start Dataset section

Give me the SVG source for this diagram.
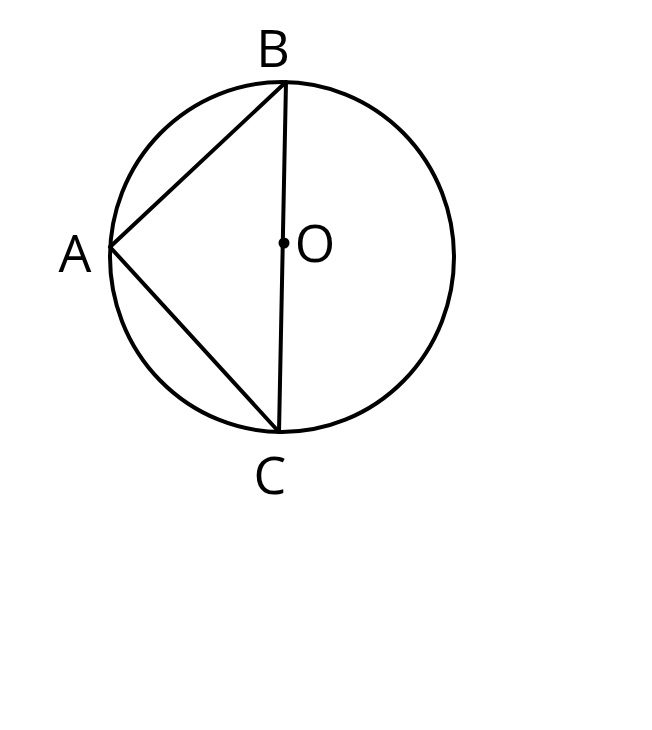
<svg xmlns="http://www.w3.org/2000/svg" width="652" height="730" viewBox="0 0 652 730">
<style>
.ln{stroke:#000;stroke-width:4;fill:none;stroke-linecap:round}
.lb{font-family:"Open Sans","Noto Sans",sans-serif;font-size:52px;fill:#000;text-anchor:middle}
</style>
<rect width="652" height="730" fill="#fff"/>
<g id="circle"><ellipse class="ln" cx="282" cy="257" rx="172" ry="175"/></g>
<g id="connectors">
<line class="ln" x1="286" y1="82" x2="279" y2="432"/>
<line class="ln" x1="110" y1="247" x2="286" y2="82"/>
<line class="ln" x1="110" y1="247" x2="279" y2="432"/>
</g>
<g id="O"><circle cx="284" cy="243" r="5.5" fill="#000"/><text class="lb" x="315" y="262">O</text></g>
<g id="A"><text class="lb" x="75" y="272">A</text></g>
<g id="B"><text class="lb" x="273" y="67">B</text></g>
<g id="C"><text class="lb" x="270" y="494">C</text></g>
</svg>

end Dataset section

Task goal: Give back every line exactly as it stands, pictures excluded.

Task solution:
Give me the SVG source for this diagram.
<svg xmlns="http://www.w3.org/2000/svg" width="652" height="730" viewBox="0 0 652 730">
<style>
.ln{stroke:#000;stroke-width:4;fill:none;stroke-linecap:round}
.lb{font-family:"Open Sans","Noto Sans",sans-serif;font-size:52px;fill:#000;text-anchor:middle}
</style>
<rect width="652" height="730" fill="#fff"/>
<g id="circle"><ellipse class="ln" cx="282" cy="257" rx="172" ry="175"/></g>
<g id="connectors">
<line class="ln" x1="286" y1="82" x2="279" y2="432"/>
<line class="ln" x1="110" y1="247" x2="286" y2="82"/>
<line class="ln" x1="110" y1="247" x2="279" y2="432"/>
</g>
<g id="O"><circle cx="284" cy="243" r="5.5" fill="#000"/><text class="lb" x="315" y="262">O</text></g>
<g id="A"><text class="lb" x="75" y="272">A</text></g>
<g id="B"><text class="lb" x="273" y="67">B</text></g>
<g id="C"><text class="lb" x="270" y="494">C</text></g>
</svg>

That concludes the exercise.